Computertechnik und Internet jener Zeit waren mit den heutigen Angeboten kaum vergleichbar. Der Streit, ob Hacker „gut oder böse“ sind, tobte aber schon damals. Die „Tagesschau“ sprach seinerzeit von Experten, die zwar unbefugt in fremde Datensysteme eindringen, das aber nur täten, um mangelnde Datensicherung nachzuweisen. Sicherheitsbehörden und Kritiker sprachen hingegen von Kriminellen.

In einem Beitrag des Hamburger Abendblatts vom 27. Dezember 1984 äußerten sich Mitglieder des Clubs über ihr Ansinnen. „Wir sind das klare Gegenteil von Computerkriminellen, die wegen des eigenen finanziellen Vorteils in Computersysteme eindringen.“ Vielmehr seien die Mitglieder des Clubs „interessierte junge Leute, die sich nicht von den neuen Kommunikationstechniken überrollen lassen möchten“.

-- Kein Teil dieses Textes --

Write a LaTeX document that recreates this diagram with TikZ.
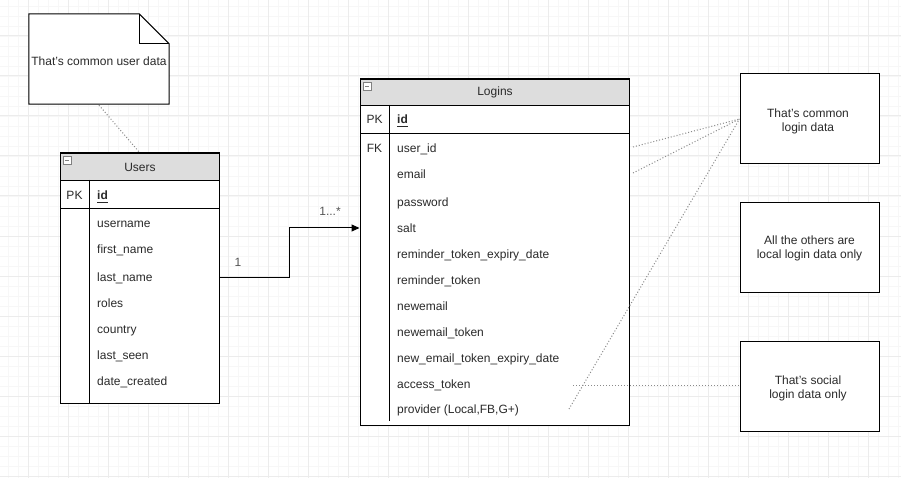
\documentclass[tikz,border=0pt]{standalone}
\usepackage{fontspec}
\setmainfont{Liberation Sans}
\usetikzlibrary{arrows.meta}
\definecolor{hdr}{HTML}{DDDDDD}
\definecolor{txt}{HTML}{2A2A2A}
\definecolor{gridminor}{HTML}{F7F7F7}
\definecolor{gridmajor}{HTML}{ECECEC}
\definecolor{dotc}{HTML}{8A8A8A}
\tikzset{
  box/.style={draw=black, line width=1pt, fill=white, inner sep=0pt},
  hdrbox/.style={draw=black, line width=1pt, fill=hdr, inner sep=0pt, text=txt, font=\fontsize{12}{14}\selectfont},
  rowtext/.style={anchor=base west, inner sep=0pt, text=txt, font=\fontsize{12}{14}\selectfont},
  keytext/.style={anchor=base, inner sep=0pt, text=txt, font=\fontsize{12}{14}\selectfont},
  notetext/.style={align=center, inner sep=0pt, text=txt, font=\fontsize{12}{14}\selectfont},
  sep/.style={draw=black, line width=1pt},
  dotline/.style={draw=dotc, line width=1pt, dash pattern=on 1pt off 2pt},
  conn/.style={draw=black, line width=1pt, -{Triangle[length=8pt,width=7pt]}},
  mult/.style={inner sep=0pt, text=txt!80, font=\fontsize{12}{14}\selectfont},
  minusicon/.style={draw=gray, line width=0.8pt, fill=white}
}
\begin{document}
\begin{tikzpicture}[x=1pt,y=-1pt]
\useasboundingbox (0,0) rectangle (901,478);
\fill[white] (0,0) rectangle (901,478);
% background grid
\foreach \x in {8,18,...,898} \draw[gridminor, line width=0.8pt] (\x,0) -- (\x,478);
\foreach \y in {6,16,...,476} \draw[gridminor, line width=0.8pt] (0,\y) -- (901,\y);
\foreach \x in {28,68,...,868} \draw[gridmajor, line width=1pt] (\x,0) -- (\x,478);
\foreach \y in {36,76,...,476} \draw[gridmajor, line width=1pt] (0,\y) -- (901,\y);

% ---------- note ----------
\node[inner sep=0pt, minimum width=140pt, minimum height=90pt] (note) at (99,59) {};
\draw[line width=1pt, fill=white] (note.north west) -- ([xshift=-30pt]note.north east)
  -- ([yshift=-30pt]note.north east) -- (note.south east) -- (note.south west) -- cycle;
\draw[line width=0.8pt] ([xshift=-30pt]note.north east) -- ([xshift=-30pt,yshift=-30pt]note.north east)
  -- ([yshift=-30pt]note.north east);
\node[notetext] (notetxt) at (99,61) {That's common user data};

% ---------- Users table ----------
\node[box, minimum width=159pt, minimum height=250pt] (users) at (139.5,278) {};
\node[hdrbox, anchor=north west, minimum width=159pt, minimum height=27pt] (usersh) at (60,153) {Users};
\draw[minusicon] (63,156) rectangle (71,164);
\draw[gray, line width=0.8pt] (65,160) -- (69,160);
\draw[sep] (60,209) -- (219,209);
\draw[sep] (89,180) -- (89,403);
\node[keytext] (upk) at (74.5,199.5) {PK};
\node[rowtext] (uid) at (97,199.5) {\textbf{id}};
\draw[txt, line width=0.8pt] (97,202) -- (uid.east |- 0,202);
\node[rowtext] (uusername) at (97,227.5) {username};
\node[rowtext] (ufirst) at (97,253.5) {first\_name};
\node[rowtext] (ulast) at (97,281.5) {last\_name};
\node[rowtext] (uroles) at (97,307.5) {roles};
\node[rowtext] (ucountry) at (97,333.5) {country};
\node[rowtext] (useen) at (97,359.5) {last\_seen};
\node[rowtext] (ucreated) at (97,385.5) {date\_created};

% ---------- Logins table ----------
\node[box, minimum width=269pt, minimum height=346pt] (logins) at (494.5,252) {};
\node[hdrbox, anchor=north west, minimum width=269pt, minimum height=26pt] (loginsh) at (360,79) {Logins};
\draw[minusicon] (363,82) rectangle (371,90);
\draw[gray, line width=0.8pt] (365,86) -- (369,86);
\draw[sep] (360,134) -- (629,134);
\draw[sep] (389,105) -- (389,421);
\node[keytext] (lpk) at (374.5,123.5) {PK};
\node[rowtext] (lid) at (397,123.5) {\textbf{id}};
\draw[txt, line width=0.8pt] (397,126) -- (lid.east |- 0,126);
\node[keytext] (lfk) at (374.5,152.5) {FK};
\node[rowtext] (luid) at (397,152.5) {user\_id};
\node[rowtext] (lemail) at (397,178.5) {email};
\node[rowtext] (lpass) at (397,206.5) {password};
\node[rowtext] (lsalt) at (397,232.5) {salt};
\node[rowtext] (lrted) at (397,258.5) {reminder\_token\_expiry\_date};
\node[rowtext] (lrt) at (397,284.5) {reminder\_token};
\node[rowtext] (lne) at (397,310.5) {newemail};
\node[rowtext] (lnet) at (397,336.5) {newemail\_token};
\node[rowtext] (lneted) at (397,362.5) {new\_email\_token\_expiry\_date};
\node[rowtext] (lat) at (397,388.5) {access\_token};
\node[rowtext] (lprov) at (397,413.5) {provider (Local,FB,G+)};

% ---------- right notes ----------
\node[box, minimum width=139pt, minimum height=90pt] (b1) at (809.5,119) {};
\node[notetext] (b1t) at (808,121) {That's common\\login data};
\node[box, minimum width=139pt, minimum height=89pt] (b2) at (809.5,247.5) {};
\node[notetext] (b2t) at (809.5,248) {All the others are\\local login data only};
\node[box, minimum width=139pt, minimum height=90pt] (b3) at (809.5,386) {};
\node[notetext] (b3t) at (808,388) {That's social\\login data only};

% ---------- connectors ----------
\coordinate (rowl) at (219,277);
\coordinate (rows) at (360,228);
\draw[dotline] ([yshift=-1pt]note.south) -- (users.north);
\draw[conn] (rowl) -- (289,277) |- (logins.west |- rows);
\node[mult] (m1) at (238,262) {1};
\node[mult] (m2) at (330,211) {1...*};

\coordinate (pend) at (569,409);
\coordinate (aend) at (573,385);
\draw[dotline] (633,147) -- (b1.west);
\draw[dotline] (633,173) -- (b1.west);
\draw[dotline] (pend) -- (b1.west);
\draw[dotline] (aend) -- (b3.west |- aend);
\end{tikzpicture}
\end{document}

Tatsächlich entwickelte sich der Chaos Communication Congress zu einem der wichtigsten regelmäßigen internationalen Jahrestreffen der Branche. Aktuelle Themen wie Datensicherheit, Zugang zum Internet oder die Gefahr durch Computerviren wurden und werden diskutiert.

Die Veranstaltung ist inzwischen ins CCH umgezogen. Im vergangenen Jahr zählte sie – nicht zuletzt wegen der Enthüllungen des ehemaligen CIA-Mitarbeiters Edward Snowden – mehr als 9000 Besucher. Der CCC hat nach eigenen Angaben 4500 zahlende Mitglieder. Auch in diesem Jahr werden auf dem Kongress wieder Tausende Computerexperten erwartet.